Julien Gauthier scored at the 13:57 mark of the third period, the 40th shot that Reimer had faced up until that point, as the Sharks lost 2-1 to the New York Rangers on Saturday before an announced sellout crowd of 17,562 at SAP Center.

The Sharks managed just four shots on net in the third period, including Logan Couture’s goal with 16.1 seconds left in regulation time that helped his team avoid its first shutout of the season.

The Sharks are now 0-4-3 at home since a 4-3 overtime victory over the Toronto Maple Leafs on Oct. 27. That win remains the Sharks’ only victory at SAP Center, as they now own a 1-6-3 record this season at the downtown arena.

Adam Fox scored an empty net goal with 1:07 in the third period for the Rangers. Reimer finished with 41 saves.

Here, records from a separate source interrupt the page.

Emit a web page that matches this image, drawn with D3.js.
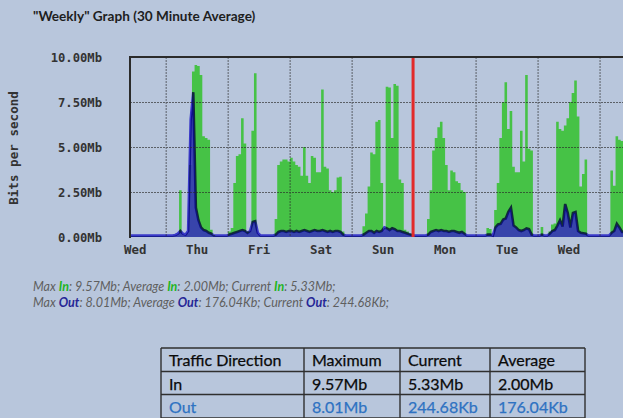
<!DOCTYPE html>
<html><head><meta charset="utf-8">
<script src="https://cdn.jsdelivr.net/npm/d3@7"></script>
<style>html,body{margin:0;padding:0;background:#b8c6dc;} svg{display:block}</style>
</head><body>
<svg id="c" width="623" height="418"></svg>
<script>
// ---------- data ----------
const titleText = "\"Weekly\" Graph (30 Minute Average)";
const yTicks = [0, 2.5, 5, 7.5, 10];
const yTickLabels = ["0.00Mb", "2.50Mb", "5.00Mb", "7.50Mb", "10.00Mb"];
const dayLabels = ["Wed", "Thu", "Fri", "Sat", "Sun", "Mon", "Tue", "Wed"];
const dayNoonHours = [-12, 12, 36, 60, 84, 108, 132, 156];
const midnightHours = [0, 24, 48, 72, 120, 144, 168];
const nowHour = 95.6;
const startHour = -14;   // Wed 10:00, hours relative to Thu 00:00
const endHour = 177;

// hourly "In" averages (Mb/s)
const inWedA = [0.05,0.05,0.05,0.05,0.05,0.05,0.05,0.05,0.05,0.05,0.05,0.05,0.05,0.05];
const inThu = [0.05,0.05,0.05,0.05,0.1,2.6,0.1,0.05,0.2,4.0,9.2,9.55,9.5,9.0,5.6,5.5,5.4,0.4,0.1,0.05,0.05,0.05,0.05,0.05];
const inFri = [0.3,0.5,3.0,4.5,4.6,6.6,5.2,0.3,0.3,5.9,9.1,0.1,0.05,0.05,0.05,0.05,0.05,0.05,1.0,4.0,4.2,4.3,4.3,4.2];
const inSat = [4.4,4.2,4.0,3.9,3.4,5.0,3.4,3.0,4.5,4.4,3.6,3.6,8.2,3.9,3.8,2.6,2.5,2.6,3.3,3.35,0.3,0.05,0.05,0.05];
const inSun = [0.05,0.05,0.05,0.05,0.6,1.3,2.8,4.7,4.6,6.4,6.5,3.0,0.3,8.35,8.3,5.5,8.5,8.4,3.2,3.0,0.4,0.3,0.2,0.2];
const inMon = [0.05,0.05,0.05,0.05,0.05,1.0,2.6,4.8,5.5,6.1,6.4,5.5,4.0,2.6,3.7,3.6,3.1,3.0,2.6,2.5,0.05,0.05,0.05,0.05];
const inTue = [0.05,0.05,0.05,0.05,0.5,0.45,0.05,1.5,3.0,5.5,7.5,8.6,6.0,7.0,3.9,3.6,3.6,5.9,4.2,9.0,4.9,4.8,0.05,0.05];
const inWedB = [0.05,0.55,0.05,0.05,0.3,0.7,0.75,6.4,6.0,5.9,6.2,6.6,7.5,8.0,8.7,6.7,2.8,3.5,4.3,0.05,0.05,0.05,0.05,0.05,0.05,0.05,0.05,0.05,3.7,2.85,5.6,5.4,5.33];

// hourly "Out" averages (Mb/s)
const outWedA = [0.05,0.05,0.05,0.05,0.05,0.05,0.05,0.05,0.05,0.05,0.05,0.05,0.05,0.05];
const outThu = [0.05,0.05,0.05,0.08,0.15,0.3,0.15,0.1,0.3,6.5,8.01,1.6,0.9,0.5,0.35,0.3,0.2,0.15,0.05,0.05,0.05,0.05,0.05,0.05];
const outFri = [0.1,0.15,0.2,0.25,0.3,0.35,0.3,0.2,0.3,0.8,0.85,0.2,0.05,0.05,0.05,0.05,0.05,0.05,0.1,0.25,0.3,0.3,0.25,0.3];
const outSat = [0.3,0.25,0.3,0.25,0.3,0.35,0.3,0.25,0.3,0.35,0.3,0.3,0.35,0.3,0.25,0.3,0.25,0.3,0.3,0.25,0.1,0.05,0.05,0.05];
const outSun = [0.05,0.05,0.05,0.05,0.1,0.2,0.3,0.3,0.2,0.3,0.25,0.3,0.5,0.45,0.35,0.45,0.4,0.3,0.3,0.25,0.2,0.15,0.1,0.05];
const outMon = [0.05,0.05,0.05,0.05,0.05,0.1,0.25,0.3,0.35,0.3,0.35,0.3,0.3,0.25,0.3,0.3,0.25,0.2,0.25,0.15,0.05,0.05,0.05,0.05];
const outTue = [0.05,0.05,0.05,0.05,0.1,0.1,0.05,0.5,0.66,0.7,0.94,1.0,1.37,1.6,0.6,0.5,0.35,0.3,0.35,0.44,0.4,0.1,0.05,0.05];
const outWedB = [0.05,0.1,0.05,0.05,0.15,0.3,0.35,0.6,0.9,0.55,1.8,1.3,0.5,1.3,1.35,0.3,0.2,0.18,0.15,0.05,0.05,0.05,0.05,0.05,0.05,0.05,0.05,0.05,0.2,0.3,0.7,0.5,0.25];

const statNames = ["Max", "Average", "Current"];
const inStats = ["9.57Mb", "2.00Mb", "5.33Mb"];
const outStats = ["8.01Mb", "176.04Kb", "244.68Kb"];
const tableHeader = ["Traffic Direction", "Maximum", "Current", "Average"];
const tableIn = ["In", "9.57Mb", "5.33Mb", "2.00Mb"];
const tableOut = ["Out", "8.01Mb", "244.68Kb", "176.04Kb"];

// ---------- drawing ----------
const svg = d3.select("#c");
const BG = "#b8c6dc", GREEN = "#46c246", BLUE = "#3636b6";
svg.append("rect").attr("width", 623).attr("height", 418).attr("fill", BG);

const L = 130, T = 57, R = 623.3, B = 237;
const x = d3.scaleLinear().domain([startHour, endHour]).range([L, R]);
const y = d3.scaleLinear().domain([0, 10]).range([B, T]);

const toSeries = arr => arr.map((v, i) => ({ t: startHour + i, v }));
const inSeries = toSeries([].concat(inWedA, inThu, inFri, inSat, inSun, inMon, inTue, inWedB));
const outSeries = toSeries([].concat(outWedA, outThu, outFri, outSat, outSun, outMon, outTue, outWedB));

svg.append("defs").append("clipPath").attr("id", "plot")
  .append("rect").attr("x", L).attr("y", T).attr("width", R - L).attr("height", B - T + 3);

// title
svg.append("text").attr("x", 33).attr("y", 21)
  .attr("font-family", "Lato").attr("font-weight", "bold").attr("font-size", 13.6)
  .attr("fill", "#1e1e1e").text(titleText);

const plot = svg.append("g").attr("clip-path", "url(#plot)");

// In area (step bars)
const inPts = inSeries.concat([{ t: endHour, v: inSeries[inSeries.length - 1].v }]);
plot.append("path").datum(inPts)
  .attr("fill", GREEN)
  .attr("d", d3.area().curve(d3.curveStepAfter).x(d => x(d.t)).y0(y(0)).y1(d => y(d.v)));

// Out area + line
const outPts = outSeries.map(d => ({ t: d.t + 0.5, v: d.v }));
outPts.unshift({ t: startHour, v: outSeries[0].v });
outPts.push({ t: endHour, v: outSeries[outSeries.length - 1].v });
plot.append("path").datum(outPts)
  .attr("fill", BLUE).attr("opacity", 0.9)
  .attr("d", d3.area().x(d => x(d.t)).y0(y(0)).y1(d => y(d.v)));

// grid
const grid = svg.append("g").attr("stroke", "#2a2a2a").attr("stroke-width", 1)
  .attr("stroke-dasharray", "2,1").attr("opacity", 0.65);
grid.selectAll("line.h").data(yTicks.filter(v => v > 0 && v < 10)).join("line")
  .attr("x1", L).attr("x2", R).attr("y1", d => y(d) + 0.5).attr("y2", d => y(d) + 0.5);
grid.selectAll("line.v").data(midnightHours).join("line")
  .attr("x1", d => x(d)).attr("x2", d => x(d)).attr("y1", T).attr("y2", B);

// out line (multiplied over the fill)
plot.append("path").datum(outPts)
  .attr("fill", "none").attr("stroke", "#3a3ac8").attr("stroke-width", 2.6)
  .style("mix-blend-mode", "multiply")
  .attr("d", d3.line().x(d => x(d.t)).y(d => y(d.v) - 0.6));

// frame
svg.append("line").attr("x1", L - 1).attr("x2", 623).attr("y1", T).attr("y2", T)
  .attr("stroke", "#2b2b2b").attr("stroke-width", 2);
svg.append("line").attr("x1", L).attr("x2", L).attr("y1", T).attr("y2", B + 1)
  .attr("stroke", "#2b2b2b").attr("stroke-width", 2);

// red now-line
svg.append("line").attr("x1", x(nowHour)).attr("x2", x(nowHour)).attr("y1", T + 1).attr("y2", B)
  .attr("stroke", "#e22a2a").attr("stroke-width", 3);

// y axis labels
const mono = "DejaVu Sans Mono";
svg.append("g").selectAll("text").data(yTicks).join("text")
  .attr("x", 102).attr("y", d => y(d) + 4.5).attr("text-anchor", "end")
  .attr("font-family", mono).attr("font-weight", "bold").attr("font-size", 12.2)
  .attr("fill", "#333").text((d, i) => yTickLabels[i]);

svg.append("text").attr("transform", "translate(18,148) rotate(-90)")
  .attr("text-anchor", "middle").attr("font-family", mono).attr("font-weight", "bold")
  .attr("font-size", 12.6).attr("fill", "#333").text("Bits per second");

// x labels
svg.append("g").selectAll("text").data(dayLabels).join("text")
  .attr("x", (d, i) => x(dayNoonHours[i])).attr("y", 254).attr("text-anchor", "middle")
  .attr("font-family", mono).attr("font-weight", "bold").attr("font-size", 12.4)
  .attr("fill", "#333").text(d => d);

// legend lines
function legendLine(yPos, key, color, stats) {
  const t = svg.append("text").attr("x", 33).attr("y", yPos)
    .attr("font-family", "Lato").attr("font-style", "italic").attr("font-size", 12.5)
    .attr("fill", "#5f5f5f");
  statNames.forEach((n, i) => {
    t.append("tspan").text((i ? " " : "") + n + " ");
    t.append("tspan").attr("font-weight", "bold").attr("fill", color).text(key);
    t.append("tspan").text(": " + stats[i] + ";");
  });
}
legendLine(291, "In", "#1fb51f", inStats);
legendLine(307, "Out", "#262696", outStats);

// table
const colX = [161, 304, 400, 490, 585];
const rowY = [348, 371.5, 394.5, 418];
const tbl = svg.append("g");
const rows = [tableHeader, tableIn, tableOut];
const rowColors = ["#0a0a0a", "#0a0a0a", "#2e72c2"];
rows.forEach((r, ri) => {
  r.forEach((c, ci) => {
    tbl.append("text").attr("x", colX[ci] + 8).attr("y", rowY[ri] + 18)
      .attr("font-family", "Lato").attr("font-size", 16).attr("fill", rowColors[ri])
      .attr("stroke", rowColors[ri]).attr("stroke-width", 0.25).text(c);
  });
});
const bs = "#2f2f2f";
rowY.forEach(yy => tbl.append("line").attr("x1", colX[0]).attr("x2", colX[4])
  .attr("y1", yy).attr("y2", yy).attr("stroke", bs).attr("stroke-width", 1.4));
colX.forEach(xx => tbl.append("line").attr("x1", xx).attr("x2", xx)
  .attr("y1", rowY[0]).attr("y2", rowY[3]).attr("stroke", bs).attr("stroke-width", 1.4));
</script>
</body></html>
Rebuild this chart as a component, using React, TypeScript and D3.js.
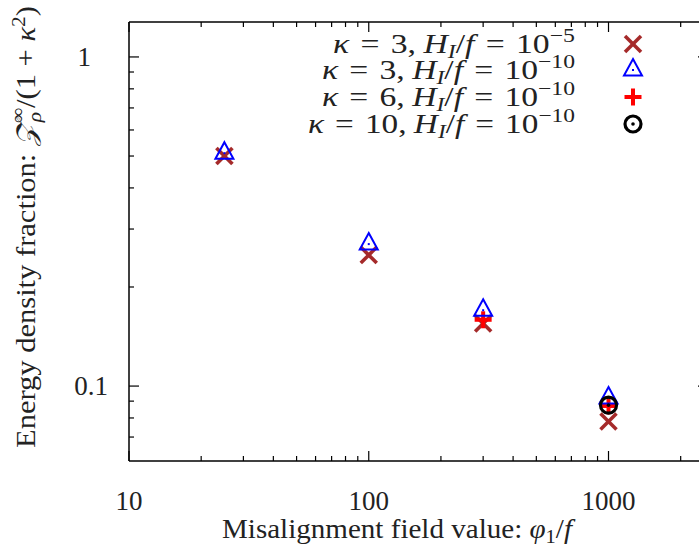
import React from "react";
import * as d3 from "d3";

const xValues = [25, 100, 300, 1000];
const k3h5 = [0.5, 0.25, 0.155, 0.078];
const k3h10 = [0.51, 0.27, 0.17, 0.092];
const k6x = [300, 1000];
const k6h10 = [0.159, 0.087];
const k10x = [1000];
const k10h10 = [0.0875];

const xMajor = [10, 100, 1000];
const xMinor = [20, 30, 40, 50, 60, 70, 80, 90, 200, 300, 400, 500, 600, 700, 800, 900, 2000];
const yMajor = [0.1, 1];
const yMinor = [0.07, 0.08, 0.09, 0.2, 0.3, 0.4, 0.5, 0.6, 0.7, 0.8, 0.9];
const xTickLabels = ["10", "100", "1000"];
const yTickLabels = ["0.1", "1"];

const legendKappa = ["3", "3", "6", "10"];
const legendExp = ["−5", "−10", "−10", "−10"];

const W = 699, H = 547;
const FONT = "'Liberation Serif', serif";
const FS = 27;

export default function App() {
  const x = d3.scaleLog().domain([10, 2600]).range([129, 708]);
  const y = d3.scaleLog().domain([0.0592, 1.277]).range([461, 22]);
  const left = 129, right = 708, top = 22, bottom = 461;

  const brown = "#a52a2a", blue = "#0000ff", red = "#ff0000";

  const cross = (cx: number, cy: number, k: string) => (
    <g key={k} stroke={brown} strokeWidth={3.6} strokeLinecap="butt">
      <line x1={cx - 8} y1={cy - 8} x2={cx + 8} y2={cy + 8} />
      <line x1={cx - 8} y1={cy + 8} x2={cx + 8} y2={cy - 8} />
    </g>
  );
  const tri = (cx: number, cy: number, k: string) => (
    <g key={k}>
      <path d={`M${cx},${cy - 11}L${cx + 9},${cy + 5.5}L${cx - 9},${cy + 5.5}Z`} fill="none" stroke={blue} strokeWidth={2} />
      <rect x={cx - 1} y={cy - 1} width={2} height={2} fill={blue} />
    </g>
  );
  const plus = (cx: number, cy: number, k: string) => (
    <g key={k} stroke={red} strokeWidth={4}>
      <line x1={cx - 8.5} y1={cy} x2={cx + 8.5} y2={cy} />
      <line x1={cx} y1={cy - 8.5} x2={cx} y2={cy + 8.5} />
    </g>
  );
  const circ = (cx: number, cy: number, k: string) => (
    <g key={k}>
      <circle cx={cx} cy={cy} r={8} fill="none" stroke="#000" strokeWidth={3.2} />
      <circle cx={cx} cy={cy} r={1.8} fill="#000" />
    </g>
  );

  const legendRowsY = [44, 70, 97, 124];
  const legendWidths = [242, 253, 253, 267];
  const legendMarkers = [cross, tri, plus, circ];

  return (
    <svg width={W} height={H} style={{ position: "absolute", left: 0, top: 0 }} fontFamily={FONT}>
      <rect x={0} y={0} width={W} height={H} fill="#fff" />
      <g stroke="#000" strokeWidth={1.5} fill="none">
        <line x1={left} y1={top} x2={right} y2={top} />
        <line x1={left} y1={bottom} x2={right} y2={bottom} />
        <line x1={left} y1={top} x2={left} y2={bottom} />
        <line x1={right} y1={top} x2={right} y2={bottom} />
      </g>
      <g stroke="#000" strokeWidth={1.2}>
        {xMajor.map((v) => (
          <g key={"xM" + v}>
            <line x1={x(v)} x2={x(v)} y1={bottom} y2={bottom - 10} />
            <line x1={x(v)} x2={x(v)} y1={top} y2={top + 10} />
          </g>
        ))}
        {xMinor.map((v) => (
          <g key={"xm" + v}>
            <line x1={x(v)} x2={x(v)} y1={bottom} y2={bottom - 5} />
            <line x1={x(v)} x2={x(v)} y1={top} y2={top + 5} />
          </g>
        ))}
        {yMajor.map((v) => (
          <g key={"yM" + v}>
            <line x1={left} x2={left + 10} y1={y(v)} y2={y(v)} />
            <line x1={right} x2={right - 10} y1={y(v)} y2={y(v)} />
          </g>
        ))}
        {yMinor.map((v) => (
          <g key={"ym" + v}>
            <line x1={left} x2={left + 5} y1={y(v)} y2={y(v)} />
            <line x1={right} x2={right - 5} y1={y(v)} y2={y(v)} />
          </g>
        ))}
      </g>
      <g fontSize={FS} fill="#222">
        {xMajor.map((v, i) => (
          <text key={"xl" + v} x={x(v)} y={510} textAnchor="middle">{xTickLabels[i]}</text>
        ))}
        {yMajor.map((v, i) => (
          <text key={"yl" + v} x={v === 1 ? 91 : 108} y={y(v) + 9} textAnchor="end">{yTickLabels[i]}</text>
        ))}
      </g>
      <text x={222} y={538} fontSize={FS} fill="#222" textLength={350} lengthAdjust="spacingAndGlyphs">
        Misalignment field value: <tspan fontStyle="italic">φ</tspan>
        <tspan fontSize={19} dy={5}>1</tspan>
        <tspan dy={-5}>/</tspan><tspan fontStyle="italic">f</tspan>
      </text>
      <text transform="translate(35,448) rotate(-90)" fontSize={FS} fill="#222" textLength={442} lengthAdjust="spacingAndGlyphs">
        Energy density fraction: <tspan fontStyle="italic">𝒵</tspan>
        <tspan fontSize={19} dy={6} fontStyle="italic">ρ</tspan>
        <tspan fontSize={19} dy={-17} dx={-10}>∞</tspan>
        <tspan dy={11}>/(1 + </tspan><tspan fontStyle="italic">κ</tspan>
        <tspan fontSize={19} dy={-10}>2</tspan>
        <tspan dy={10}>)</tspan>
      </text>
      <g>
        {xValues.map((v, i) => cross(x(v), y(k3h5[i]), "c" + i))}
        {k6x.map((v, i) => plus(x(v), y(k6h10[i]), "p" + i))}
        {xValues.map((v, i) => tri(x(v), y(k3h10[i]), "t" + i))}
        {k10x.map((v, i) => circ(x(v), y(k10h10[i]), "o" + i))}
      </g>
      <g fontSize={FS} fill="#222">
        {legendKappa.map((k, i) => (
          <g key={"lg" + i}>
            <text x={575 - legendWidths[i]} y={legendRowsY[i] + 9} textLength={legendWidths[i]} lengthAdjust="spacingAndGlyphs">
              <tspan fontStyle="italic">κ</tspan>
              <tspan dx={9}>=</tspan>
              <tspan dx={9}>{k},</tspan>
              <tspan dx={6} fontStyle="italic">H</tspan>
              <tspan fontSize={19} dy={5} fontStyle="italic">I</tspan>
              <tspan dy={-5}>/</tspan><tspan fontStyle="italic">f</tspan>
              <tspan dx={9}>=</tspan>
              <tspan dx={9}>10</tspan>
              <tspan fontSize={19} dy={-11}>{legendExp[i]}</tspan>
            </text>
            {legendMarkers[i](633, legendRowsY[i], "lm" + i)}
          </g>
        ))}
      </g>
    </svg>
  );
}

Reimer made 15 saves in the first period, one more save than he had throughout Thursday’s game with the Detroit Red Wings in the Sharks’ 7-4 loss that began a three-game homestand.

Against the Red Wings, Reimer stopped 14 of 20 shots, and just four of seven in the third period as the Sharks allowed the final three goals of the game after staging an impressive comeback from a two-goal deficit.

Of Reimer’s 27 saves in the first two periods Saturday, five came while shorthanded as the Sharks killed all three penalties they took in the first 40 minutes. The Sharks entered Saturday with the top-ranked power play in the NHL at 92% and went 5-for-5 on the kill in their last meeting with the Rangers on Oct. 20.

In that game, Karlsson scored the overtime winner and had an assist in the Sharks’ 3-2 victory at Madison Square Garden, snapping what was the team’s five-game skid to start the season. Including that win, the Sharks, before Saturday, had a 6-5-3 record since an 0-5-0 start.

If the Sharks are able to climb back into the playoff picture, perhaps they’ll look back at an Oct. 19 practice in New York as something of a turning point.

The Sharks had been blown out 5-2 by the New York Islanders the night before for their fifth straight loss. The day before the game, coach David Quinn and captain Couture sat down to talk about how urgent the team’s situation had become, and how much better they needed to be from a practice standpoint.

“If we’re going to get out of this is when practice ends, you want to feel good about what you’re trying to accomplish in your mental and physical effort,” Quinn said. “But you’ve got to watch your teammates do the same thing. That’s the only way to acquire team confidence.”

Quinn said in his playing days when he practiced and wasn’t in a particular drill, he’d watch and notice when passes weren’t completed and or when his teammates weren’t executing.

“If practice ended that way, I didn’t think our team was very good,” Quinn said. “So if you want to think you’re team’s good, you’ve got to watch everybody do the right thing or try to do the right thing.”

That Oct. 19 Sharks practice has been somewhat of a season-changer, as they’ve at least been good enough since then to not fall further behind in the Western Conference standings.

“I think it hit us between the eyes and we’ve just done a lot of things better since then,” Quinn said. “We’ve practiced better, we’ve played better, we’ve gotten better results. Not the results we want, but we’ve gotten better results.”